Copy out, with no alterations, the lines below running from the one containing "Clone this chart in matplotlib." to the one containing "from matplotlib.patches import", inclusive at each end; pictures are omitted.

(Stored items from a collection)
[BEGIN]
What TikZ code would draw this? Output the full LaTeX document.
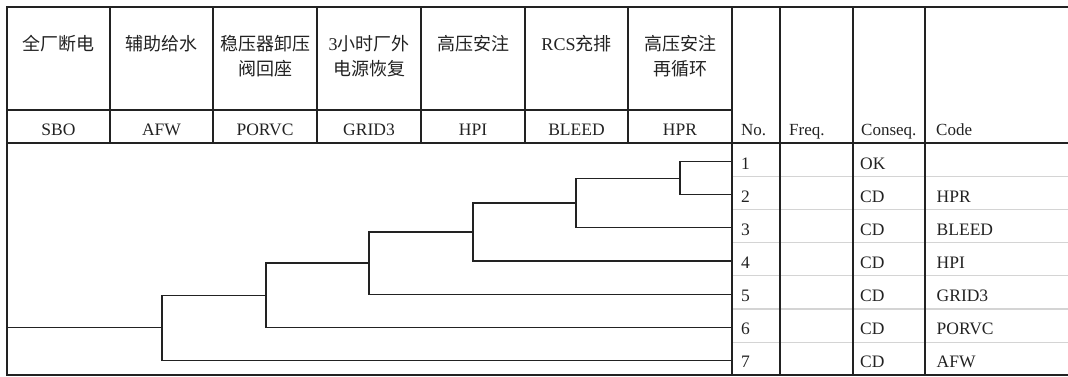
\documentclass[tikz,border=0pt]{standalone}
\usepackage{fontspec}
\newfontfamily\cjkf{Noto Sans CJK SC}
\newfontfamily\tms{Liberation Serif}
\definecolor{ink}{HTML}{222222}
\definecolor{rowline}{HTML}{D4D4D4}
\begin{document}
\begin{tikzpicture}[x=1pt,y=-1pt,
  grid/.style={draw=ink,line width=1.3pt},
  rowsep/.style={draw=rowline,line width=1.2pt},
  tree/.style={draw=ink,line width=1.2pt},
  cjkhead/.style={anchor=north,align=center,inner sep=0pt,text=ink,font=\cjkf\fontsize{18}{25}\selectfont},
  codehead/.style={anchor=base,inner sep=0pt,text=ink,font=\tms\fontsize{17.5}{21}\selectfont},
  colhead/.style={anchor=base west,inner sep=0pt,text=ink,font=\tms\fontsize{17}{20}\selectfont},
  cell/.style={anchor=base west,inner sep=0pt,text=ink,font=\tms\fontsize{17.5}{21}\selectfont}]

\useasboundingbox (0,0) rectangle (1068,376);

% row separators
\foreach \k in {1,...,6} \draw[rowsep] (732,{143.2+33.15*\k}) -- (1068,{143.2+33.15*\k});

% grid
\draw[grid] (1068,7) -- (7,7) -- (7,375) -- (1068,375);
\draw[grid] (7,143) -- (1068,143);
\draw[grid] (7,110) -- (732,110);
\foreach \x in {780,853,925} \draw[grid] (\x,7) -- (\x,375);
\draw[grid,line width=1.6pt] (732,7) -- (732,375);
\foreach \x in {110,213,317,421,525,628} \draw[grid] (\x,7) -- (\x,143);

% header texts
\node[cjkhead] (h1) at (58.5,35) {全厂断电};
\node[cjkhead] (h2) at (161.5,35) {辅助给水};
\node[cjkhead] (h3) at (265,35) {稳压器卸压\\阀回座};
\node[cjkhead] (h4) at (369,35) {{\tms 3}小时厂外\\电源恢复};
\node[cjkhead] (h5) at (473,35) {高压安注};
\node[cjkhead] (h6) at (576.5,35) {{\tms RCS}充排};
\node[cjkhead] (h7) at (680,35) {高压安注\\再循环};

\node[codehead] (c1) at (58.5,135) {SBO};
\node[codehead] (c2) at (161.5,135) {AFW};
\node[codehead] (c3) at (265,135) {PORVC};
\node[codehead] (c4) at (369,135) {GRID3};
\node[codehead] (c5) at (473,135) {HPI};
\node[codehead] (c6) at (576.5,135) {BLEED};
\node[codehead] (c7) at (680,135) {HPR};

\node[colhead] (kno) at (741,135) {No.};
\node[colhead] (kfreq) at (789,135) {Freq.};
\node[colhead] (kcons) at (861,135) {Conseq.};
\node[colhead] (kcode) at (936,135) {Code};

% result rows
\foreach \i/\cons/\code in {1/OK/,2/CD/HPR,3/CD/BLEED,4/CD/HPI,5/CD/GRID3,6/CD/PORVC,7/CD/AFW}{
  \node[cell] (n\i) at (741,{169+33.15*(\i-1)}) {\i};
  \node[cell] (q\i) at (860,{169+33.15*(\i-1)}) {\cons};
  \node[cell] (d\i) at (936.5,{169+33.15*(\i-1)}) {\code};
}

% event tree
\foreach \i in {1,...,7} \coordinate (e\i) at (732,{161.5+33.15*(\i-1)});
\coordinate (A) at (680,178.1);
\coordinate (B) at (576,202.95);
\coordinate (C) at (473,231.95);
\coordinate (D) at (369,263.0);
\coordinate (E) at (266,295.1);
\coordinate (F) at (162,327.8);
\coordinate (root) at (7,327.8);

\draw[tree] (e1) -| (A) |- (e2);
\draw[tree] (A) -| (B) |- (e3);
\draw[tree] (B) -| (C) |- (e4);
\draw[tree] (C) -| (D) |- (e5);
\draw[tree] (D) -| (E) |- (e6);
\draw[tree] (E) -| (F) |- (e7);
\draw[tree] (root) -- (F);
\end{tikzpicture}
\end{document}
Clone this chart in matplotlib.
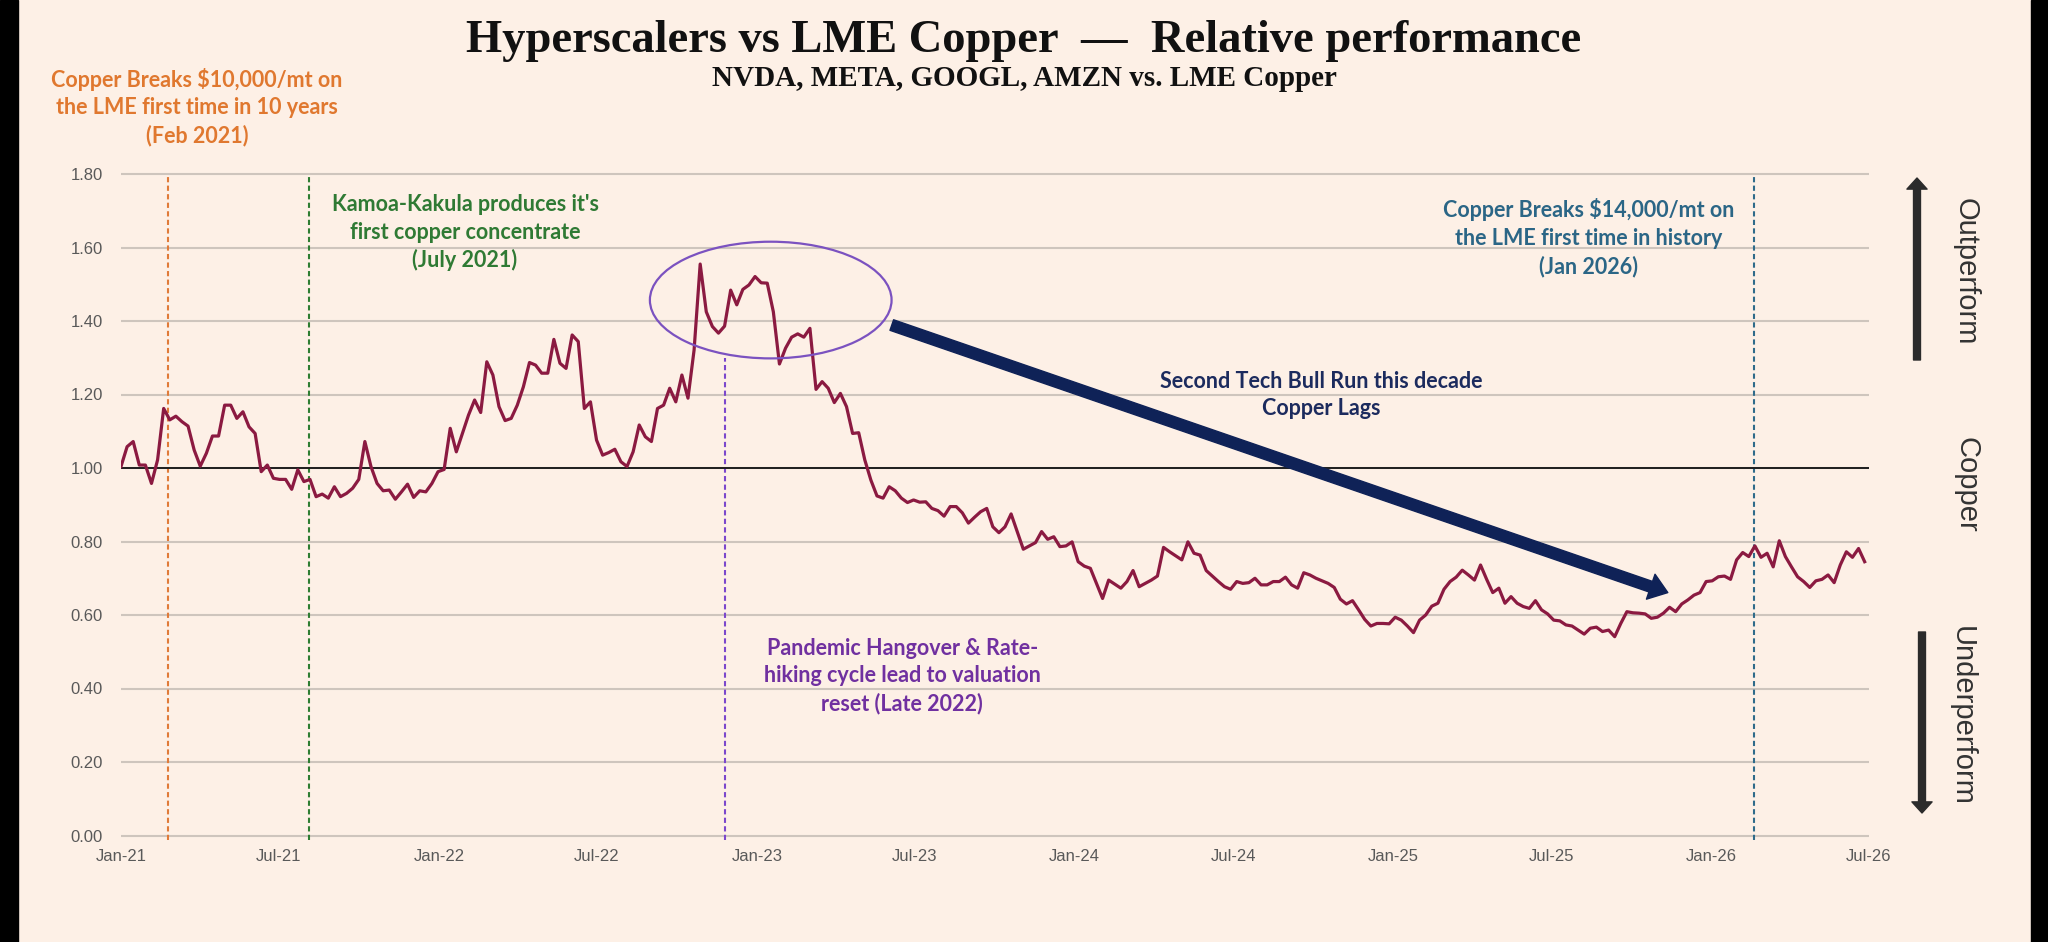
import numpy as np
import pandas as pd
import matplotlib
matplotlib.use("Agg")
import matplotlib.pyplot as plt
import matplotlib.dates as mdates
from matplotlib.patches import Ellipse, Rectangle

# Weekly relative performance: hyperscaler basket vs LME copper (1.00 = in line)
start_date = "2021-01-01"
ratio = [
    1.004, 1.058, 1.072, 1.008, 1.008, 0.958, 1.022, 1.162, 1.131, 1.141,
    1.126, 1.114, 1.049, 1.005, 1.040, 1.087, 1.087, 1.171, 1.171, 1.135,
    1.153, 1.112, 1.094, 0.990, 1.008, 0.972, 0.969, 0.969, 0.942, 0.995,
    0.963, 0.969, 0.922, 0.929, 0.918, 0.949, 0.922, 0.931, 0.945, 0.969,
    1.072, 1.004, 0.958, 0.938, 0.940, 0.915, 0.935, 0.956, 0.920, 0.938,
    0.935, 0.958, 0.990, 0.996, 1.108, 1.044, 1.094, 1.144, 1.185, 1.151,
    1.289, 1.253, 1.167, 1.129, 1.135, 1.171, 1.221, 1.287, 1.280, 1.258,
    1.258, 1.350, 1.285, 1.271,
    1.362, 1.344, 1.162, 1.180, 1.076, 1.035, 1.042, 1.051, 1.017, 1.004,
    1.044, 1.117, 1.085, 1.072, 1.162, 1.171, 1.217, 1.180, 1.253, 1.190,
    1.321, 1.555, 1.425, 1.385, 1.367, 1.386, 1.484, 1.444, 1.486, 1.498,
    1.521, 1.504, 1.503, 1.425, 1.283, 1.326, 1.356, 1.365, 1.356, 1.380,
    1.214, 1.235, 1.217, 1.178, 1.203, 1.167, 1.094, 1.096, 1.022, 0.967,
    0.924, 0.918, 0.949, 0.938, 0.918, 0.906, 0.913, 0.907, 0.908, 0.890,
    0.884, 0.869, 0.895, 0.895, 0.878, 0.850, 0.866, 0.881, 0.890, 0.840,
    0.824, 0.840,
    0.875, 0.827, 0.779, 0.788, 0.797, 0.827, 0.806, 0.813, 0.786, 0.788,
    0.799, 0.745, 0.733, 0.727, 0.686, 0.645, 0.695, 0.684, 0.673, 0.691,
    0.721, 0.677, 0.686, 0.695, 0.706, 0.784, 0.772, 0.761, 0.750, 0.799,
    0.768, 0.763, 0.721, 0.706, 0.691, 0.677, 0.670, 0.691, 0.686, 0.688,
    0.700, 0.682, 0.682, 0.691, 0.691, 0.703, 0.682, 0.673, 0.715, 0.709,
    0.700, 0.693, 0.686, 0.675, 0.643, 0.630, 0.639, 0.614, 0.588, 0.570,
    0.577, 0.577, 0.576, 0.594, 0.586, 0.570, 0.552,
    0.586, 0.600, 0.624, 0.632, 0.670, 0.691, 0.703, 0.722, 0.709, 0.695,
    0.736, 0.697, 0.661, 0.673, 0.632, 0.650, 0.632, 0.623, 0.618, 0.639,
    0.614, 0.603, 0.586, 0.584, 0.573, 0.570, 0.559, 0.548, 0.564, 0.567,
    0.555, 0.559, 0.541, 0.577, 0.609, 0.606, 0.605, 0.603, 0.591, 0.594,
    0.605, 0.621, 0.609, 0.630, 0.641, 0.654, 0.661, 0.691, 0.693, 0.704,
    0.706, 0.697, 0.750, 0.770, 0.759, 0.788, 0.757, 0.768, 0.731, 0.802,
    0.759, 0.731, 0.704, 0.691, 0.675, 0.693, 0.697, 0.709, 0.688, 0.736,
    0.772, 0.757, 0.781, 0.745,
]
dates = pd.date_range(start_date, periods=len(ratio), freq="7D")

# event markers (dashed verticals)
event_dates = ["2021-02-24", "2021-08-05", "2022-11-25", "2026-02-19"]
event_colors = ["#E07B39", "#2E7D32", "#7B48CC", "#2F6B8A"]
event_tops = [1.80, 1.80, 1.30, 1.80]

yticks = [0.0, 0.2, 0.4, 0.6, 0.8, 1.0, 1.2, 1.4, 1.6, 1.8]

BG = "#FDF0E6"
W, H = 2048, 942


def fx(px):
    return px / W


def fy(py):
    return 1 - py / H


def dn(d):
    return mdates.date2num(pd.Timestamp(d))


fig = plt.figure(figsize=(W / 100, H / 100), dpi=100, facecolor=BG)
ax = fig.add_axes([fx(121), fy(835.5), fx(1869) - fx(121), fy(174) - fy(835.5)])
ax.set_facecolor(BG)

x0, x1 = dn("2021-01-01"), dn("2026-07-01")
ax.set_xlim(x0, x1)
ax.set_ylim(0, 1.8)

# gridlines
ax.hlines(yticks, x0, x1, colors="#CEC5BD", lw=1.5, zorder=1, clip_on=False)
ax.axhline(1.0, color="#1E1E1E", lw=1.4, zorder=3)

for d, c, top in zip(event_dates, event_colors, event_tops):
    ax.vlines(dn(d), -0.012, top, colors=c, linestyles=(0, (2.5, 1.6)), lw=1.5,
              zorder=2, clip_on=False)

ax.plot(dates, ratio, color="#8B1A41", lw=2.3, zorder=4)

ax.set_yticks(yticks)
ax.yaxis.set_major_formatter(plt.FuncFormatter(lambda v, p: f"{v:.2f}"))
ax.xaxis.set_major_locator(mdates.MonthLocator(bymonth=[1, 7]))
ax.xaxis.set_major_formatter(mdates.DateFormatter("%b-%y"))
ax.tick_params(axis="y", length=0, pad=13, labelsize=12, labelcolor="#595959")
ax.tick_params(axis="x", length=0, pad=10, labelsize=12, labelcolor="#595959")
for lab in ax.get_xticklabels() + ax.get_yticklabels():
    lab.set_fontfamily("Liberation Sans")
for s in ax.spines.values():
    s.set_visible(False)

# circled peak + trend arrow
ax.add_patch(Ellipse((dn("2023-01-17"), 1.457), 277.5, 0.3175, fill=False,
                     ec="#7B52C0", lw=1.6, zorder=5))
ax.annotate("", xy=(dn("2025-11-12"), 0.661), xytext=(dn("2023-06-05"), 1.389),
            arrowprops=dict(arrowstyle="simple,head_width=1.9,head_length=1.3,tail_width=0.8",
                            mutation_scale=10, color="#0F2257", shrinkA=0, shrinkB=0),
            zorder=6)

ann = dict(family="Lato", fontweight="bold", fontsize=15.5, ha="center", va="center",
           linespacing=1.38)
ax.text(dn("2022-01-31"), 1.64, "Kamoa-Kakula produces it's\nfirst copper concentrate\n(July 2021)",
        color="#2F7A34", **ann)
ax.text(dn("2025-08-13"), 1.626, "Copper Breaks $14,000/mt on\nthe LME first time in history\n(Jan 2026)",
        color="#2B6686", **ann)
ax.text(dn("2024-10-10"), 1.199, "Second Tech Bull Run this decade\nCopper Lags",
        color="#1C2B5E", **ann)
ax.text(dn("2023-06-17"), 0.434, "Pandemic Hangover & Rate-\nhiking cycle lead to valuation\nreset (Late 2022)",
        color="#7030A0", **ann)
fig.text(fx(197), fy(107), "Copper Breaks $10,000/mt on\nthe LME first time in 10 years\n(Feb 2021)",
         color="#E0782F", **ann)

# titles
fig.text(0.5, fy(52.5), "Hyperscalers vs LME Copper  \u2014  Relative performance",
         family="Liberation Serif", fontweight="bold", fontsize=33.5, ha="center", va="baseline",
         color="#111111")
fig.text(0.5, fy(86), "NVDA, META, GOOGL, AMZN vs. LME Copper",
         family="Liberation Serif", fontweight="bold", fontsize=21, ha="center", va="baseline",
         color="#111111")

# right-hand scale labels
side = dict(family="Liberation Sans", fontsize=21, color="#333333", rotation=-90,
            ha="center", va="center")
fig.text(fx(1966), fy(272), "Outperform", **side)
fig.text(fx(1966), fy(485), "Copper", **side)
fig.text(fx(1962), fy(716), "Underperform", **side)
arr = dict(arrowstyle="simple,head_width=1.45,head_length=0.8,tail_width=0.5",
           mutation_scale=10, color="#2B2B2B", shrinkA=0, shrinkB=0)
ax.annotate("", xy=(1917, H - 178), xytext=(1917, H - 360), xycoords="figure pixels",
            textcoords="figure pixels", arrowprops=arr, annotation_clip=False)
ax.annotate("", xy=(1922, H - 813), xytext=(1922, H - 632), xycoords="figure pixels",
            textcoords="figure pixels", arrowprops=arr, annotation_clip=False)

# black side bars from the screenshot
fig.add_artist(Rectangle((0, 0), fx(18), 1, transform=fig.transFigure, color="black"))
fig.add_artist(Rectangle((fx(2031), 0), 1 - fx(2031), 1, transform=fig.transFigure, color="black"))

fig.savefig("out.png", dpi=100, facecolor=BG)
[END]
Exercise result.
Clone this chart in matplotlib.
import numpy as np
import pandas as pd
import matplotlib
matplotlib.use("Agg")
import matplotlib.pyplot as plt
import matplotlib.dates as mdates
from matplotlib.patches import Ellipse, Rectangle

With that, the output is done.